There are plenty of cookbooks and literary reference to back up the idea that omelettes -- by that name or something recognizably close -- were well into the French and English mainstream by the 16th C. I tried researching contemporaneous recipes but after spending as much time as I cared to spend came up with zip.
I know when Mere Poulard started serving the famous Mont Saint Michel omelettes -- around 1875 -- but it was my impression her omelettes were simply a variation on a common, Norman style and had been around the area since Moses wore shorts.
In any case, I stand by my contention that plenty of "authentic" omelettes in France show quite a bit of brown; and that the omelettes of Mere Poulard are among them; and that they are "classic" by any reasonable -- other than purely technical -- sense of the word. If by "classic" we mean haute cuisine of the early twentieth Century, as propagated and described by Escoffier, and refer specifically to the sort of omelette aux fines herbes Escoffier served, then "no brown." If by "classic," we mean typical and widely and long established, then some brown at least is okay.

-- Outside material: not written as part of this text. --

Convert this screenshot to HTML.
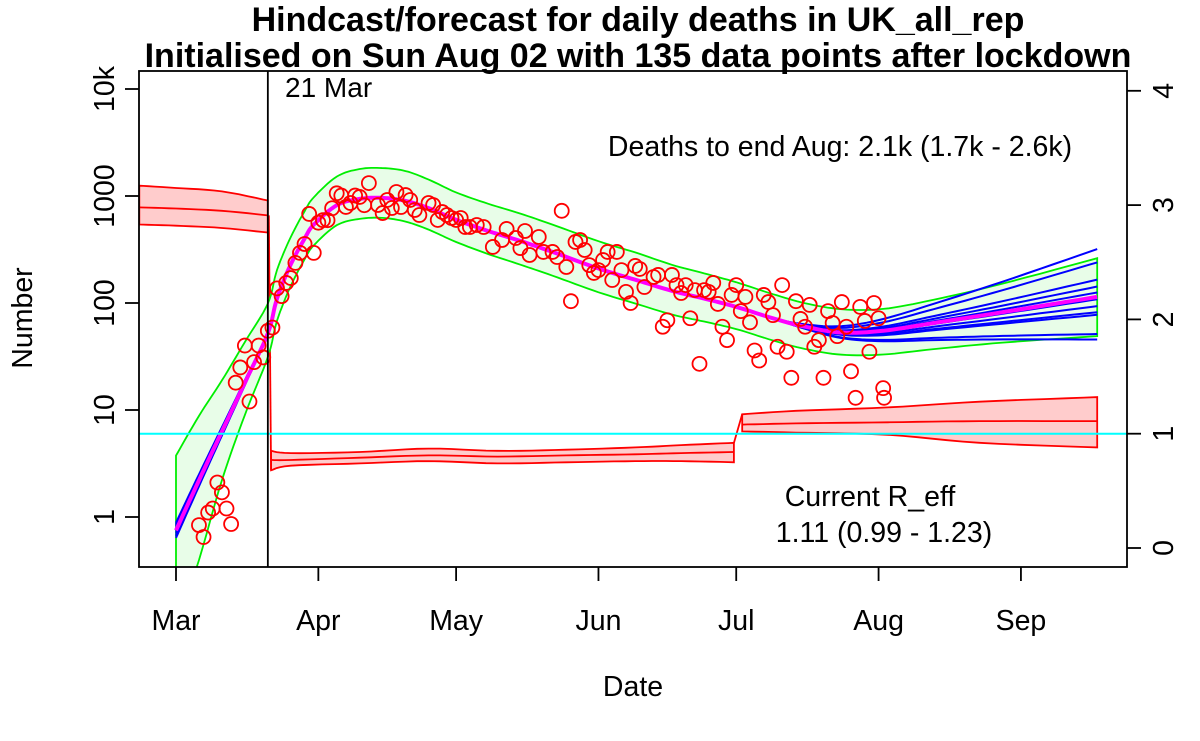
<!DOCTYPE html>
<html><head><meta charset="utf-8"><style>
html,body{margin:0;padding:0;background:#fff;}
svg{display:block;font-family:"Liberation Sans",Arial,sans-serif;}
</style></head><body>
<svg id="chart" width="1200" height="741" viewBox="0 0 1200 741" xmlns="http://www.w3.org/2000/svg">
<rect width="1200" height="741" fill="#fff"/>
<g id="marks"></g>
<text x="638" y="31" font-size="34" font-weight="bold" text-anchor="middle">Hindcast/forecast for daily deaths in UK_all_rep</text>
<text x="638" y="67" font-size="34" font-weight="bold" text-anchor="middle">Initialised on Sun Aug 02 with 135 data points after lockdown</text>
<text x="285" y="97" font-size="28">21 Mar</text>
<text x="840" y="156" font-size="28.5" text-anchor="middle">Deaths to end Aug: 2.1k (1.7k - 2.6k)</text>
<text x="870" y="506" font-size="28.5" text-anchor="middle">Current R_eff</text>
<text x="884" y="542" font-size="28.5" text-anchor="middle">1.11 (0.99 - 1.23)</text>
<text x="633" y="696" font-size="28.5" text-anchor="middle">Date</text>
<text x="0" y="0" font-size="28.5" text-anchor="middle" transform="translate(32,318) rotate(-90)">Number</text>
</svg>
<script>
const monthLabels = ["Mar","Apr","May","Jun","Jul","Aug","Sep"];
const monthDays = [0,31,61,92,122,153,184];
const leftTickVals = [1,10,100,1000,10000];
const leftTickLabels = ["1","10","100","1000","10k"];
const rightTickVals = [0,1,2,3,4];
const obsDays = [5,6,7,8,9,10,11,12,13,14,15,16,17,18,19,20,21,22,23,24,25,26,27,28,29,30,31,32,33,34,35,36,37,38,39,40,41,42,
44,45,46,47,48,49,50,51,52,53,55,56,57,58,59,60,61,62,63,64,65.5,67,69,71,72,74,75,76,77,79,80,82,83,84,85,86,87,88,89,90,91,92,93,94,95,96,97,98,99,100,101,102,104,105,106,107,108,109,110,111,112,113,114,115,116,117,118,119,120,121,122,123,124,125,126,127,128,129,130,131,132,133,134,135,136,137,138,139,140,141,142,143,144,145,146,147,148,149,150,151,152,153,154,154.2];
const obsDeaths = [0.84,0.65,1.1,1.2,2.1,1.7,1.2,0.86,18,25,40,12,28,40,31,55,59,137,116,154,171,237,294,356,680,294,563,594,594,768,1060,1010,790,860,1010,980,820,1320,
824,693,918,772,1090,789,1020,918,740,664,860,824,597,708,664,623,597,623,513,513,536,513,334,388,492,405,326,471,281,414,300,300,269,727,217,104,372,388,313,226,191,203,252,300,164,300,203,127,100,222,208,141,175,183,60,69,183,147,124,147,72,132,27,132,127,154,98,60,45,119,147,84,114,66,36,29,119,102,77,39,147,35,20,104,71,60,96,39,45,20,84,65,49,102,60,23,13,92,68,35,100,72,16,13];
const fitDays = [0,5,10,15,20,22,25,28,30,35,40,45,50,55,61,68,75,82,92,100,108,115,122,130,137,145,154,165,180,200.6];
const fitDeaths = [0.75,2.2,6.3,18,52,110,230,400,540,820,940,960,900,770,600,470,380,300,210,165,130,110,92,72,60,53,55,65,82,114];
const bandUpperFactor = [5,4,3,2.4,1.9,1.85,1.8,1.8,1.8,1.85,1.9,1.9,1.9,1.85,1.8,1.8,1.8,1.8,1.8,1.8,1.75,1.72,1.7,1.68,1.66,1.65,1.6,1.65,1.85,2.3];
const bandLowerFactor = [0.12,0.18,0.35,0.5,0.6,0.62,0.63,0.64,0.64,0.65,0.65,0.65,0.64,0.63,0.62,0.61,0.6,0.6,0.6,0.6,0.6,0.61,0.62,0.62,0.62,0.62,0.6,0.57,0.52,0.43];
const ensembleEndFactor = [2.8,2.1,1.45,1.25,1.1,0.95,0.82,0.72,0.68,0.45,0.40,1.0];
const rPreDays = [-8,0,10,20];
const rPreMid = [2.98,2.97,2.95,2.91];
const rPreUp = [3.17,3.15,3.12,3.04];
const rPreLo = [2.83,2.82,2.80,2.76];
const rMidDays = [20.7,25,40,55,70,85,100,110,121.5];
const rMidMid = [0.77,0.77,0.79,0.81,0.80,0.81,0.82,0.83,0.84];
const rMidUp = [0.85,0.83,0.84,0.87,0.85,0.86,0.88,0.90,0.92];
const rMidLo = [0.68,0.72,0.74,0.76,0.74,0.75,0.76,0.76,0.75];
const rPostDays = [123.3,135,155,175,200.6];
const rPostMid = [1.08,1.09,1.10,1.11,1.11];
const rPostUp = [1.17,1.20,1.23,1.28,1.32];
const rPostLo = [1.02,1.01,0.99,0.92,0.88];
const lockdownDay = 20;

const L=139,R=1127,T=71,B=567;
const x = d => 176 + d*4.592;
const y = v => 517 - 107*Math.log10(v);
const yR = r => 548 - 114.3*r;
const NS='http://www.w3.org/2000/svg';
const g=document.getElementById('marks');
function mk(tag,attrs,parent){const e=document.createElementNS(NS,tag);for(const k in attrs)e.setAttribute(k,attrs[k]);(parent||g).appendChild(e);return e;}
function smooth(xs,ys,n){const out=[];for(let i=0;i<xs.length-1;i++){const x0=xs[Math.max(i-1,0)],x1=xs[i],x2=xs[i+1],x3=xs[Math.min(i+2,xs.length-1)];const y0=ys[Math.max(i-1,0)],y1=ys[i],y2=ys[i+1],y3=ys[Math.min(i+2,ys.length-1)];for(let k=0;k<n;k++){const t=k/n,t2=t*t,t3=t2*t;const f=(a,b,c,d)=>0.5*((2*b)+(-a+c)*t+(2*a-5*b+4*c-d)*t2+(-a+3*b-3*c+d)*t3);out.push([f(x0,x1,x2,x3),f(y0,y1,y2,y3)]);}}out.push([xs[xs.length-1],ys[ys.length-1]]);return out;}
const pts = a => a.map(p=>p[0].toFixed(1)+','+p[1].toFixed(1)).join(' ');
const clip = mk('clipPath',{id:'plotclip'}); mk('rect',{x:L,y:T,width:R-L,height:B-T},clip);
const pg = mk('g',{'clip-path':'url(#plotclip)'});

function rBand(days,up,mid,lo,name){
  const xs=days.map(x);
  const u=smooth(xs,up.map(yR),6), m=smooth(xs,mid.map(yR),6), l=smooth(xs,lo.map(yR),6);
  const poly=mk('polygon',{points:pts(u.concat(l.slice().reverse())),fill:'#ffcccc',stroke:'#ff0000','stroke-width':1.8},pg);
  
  
  const ml=mk('polyline',{points:pts(m),fill:'none',stroke:'#ff0000','stroke-width':1.8},pg);
  
  
}
rBand(rPreDays,rPreUp,rPreMid,rPreLo,'reff-pre-lockdown');
rBand(rMidDays,rMidUp,rMidMid,rMidLo,'reff-lockdown');
rBand(rPostDays,rPostUp,rPostMid,rPostLo,'reff-july');
const drop=mk('line',{x1:x(lockdownDay)+1,y1:yR(rPreMid[3]),x2:x(rMidDays[0]),y2:yR(rMidLo[0]),stroke:'#ff0000','stroke-width':1.8},pg);


const jump=mk('line',{x1:x(rMidDays[8]),y1:yR(rMidUp[8]),x2:x(rPostDays[0]),y2:yR(rPostUp[0]),stroke:'#ff0000','stroke-width':1.8},pg);



const fx=fitDays.map(x);
const up=smooth(fx,fitDeaths.map((v,i)=>y(v*bandUpperFactor[i])),8);
const lo=smooth(fx,fitDeaths.map((v,i)=>y(v*bandLowerFactor[i])),8);
const band=mk('polygon',{points:pts(up.concat(lo.slice().reverse())),fill:'#e8fde8',stroke:'#00ee00','stroke-width':1.8},pg);



ensembleEndFactor.forEach((m,j)=>{
  const ys=fitDeaths.map((v,i)=>{const d=fitDays[i];let t=d>130?Math.pow((d-130)/70.6,1.3):0;const e=d<22?Math.pow(1+(j-5)*0.03,(22-d)/22):1;return y(v*Math.pow(m,t)*e);});
  const l=mk('polyline',{points:pts(smooth(fx,ys,8)),fill:'none',stroke:'#0000ff','stroke-width':2},pg);
  
  
});
const cl=mk('polyline',{points:pts(smooth(fx,fitDeaths.map(y),8)),fill:'none',stroke:'#ff00ff','stroke-width':4},pg);



const cy=mk('line',{x1:L,x2:R,y1:yR(1),y2:yR(1),stroke:'#00ffff','stroke-width':2},pg);



obsDays.forEach((d,i)=>{
  const c=mk('circle',{cx:x(d),cy:y(obsDeaths[i]),r:7,fill:'none',stroke:'#ff0000','stroke-width':1.8},pg);
  
  
});

const ld=mk('line',{x1:x(lockdownDay),x2:x(lockdownDay),y1:T,y2:B,stroke:'#000','stroke-width':1.8});



const fr=mk('rect',{x:L,y:T,width:R-L,height:B-T,fill:'none',stroke:'#000','stroke-width':1.8});



monthDays.forEach((d,i)=>{
  const t=mk('line',{x1:x(d),x2:x(d),y1:B,y2:B+14,stroke:'#000','stroke-width':1.8});
  
  
  const tx=mk('text',{x:x(d),y:630,'font-size':28.5,'text-anchor':'middle'});
  tx.textContent=monthLabels[i];
  
  
});
leftTickVals.forEach((v,i)=>{
  const t=mk('line',{x1:L-14,x2:L,y1:y(v),y2:y(v),stroke:'#000','stroke-width':1.8});
  
  
  const tx=mk('text',{x:0,y:0,'font-size':28.5,'text-anchor':'middle',transform:`translate(${L-25},${y(v)}) rotate(-90)`});
  tx.textContent=leftTickLabels[i];
  
  
});
rightTickVals.forEach(r=>{
  const t=mk('line',{x1:R,x2:R+14,y1:yR(r),y2:yR(r),stroke:'#000','stroke-width':1.8});
  
  
  const tx=mk('text',{x:0,y:0,'font-size':28.5,'text-anchor':'middle',transform:`translate(${R+46},${yR(r)}) rotate(-90)`});
  tx.textContent=String(r);
  
  
});
</script>
</body></html>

I happen to like omelets (not the spelling change as we segue to the US), just about any which way except overcooked. I don't fancy myself a great omelet technician, but have no trouble getting some brown on the eggs without toughening. Nor do I have any trouble cooking the eggs to the French semi/custard consistency without browning.
I don't think I've ever seen a "classic" (in the hyper-technical) French omelette which has been flipped. The whole idea of that sort of omelette is that one side of the egg mass is completely but barely cooked, while the other side is not quite or barely just set; so that when the omelette is rolled, the consistency is indefinite -- neither one thing nor the other, and never dry. If you want well-set eggs, you're barking up the wrong tree, at least as far as the Escoffier "classic" -- and definitely no flipping.
That doesn't mean I look down my elegant aquiline nose (okay, it's neither, not to mention broken a few times) at flipped omelets. One of my most favorite omelets is "salami and eggs pancake (not folded) style." I'm not about to turn that nose up at a tortilla Espanola either.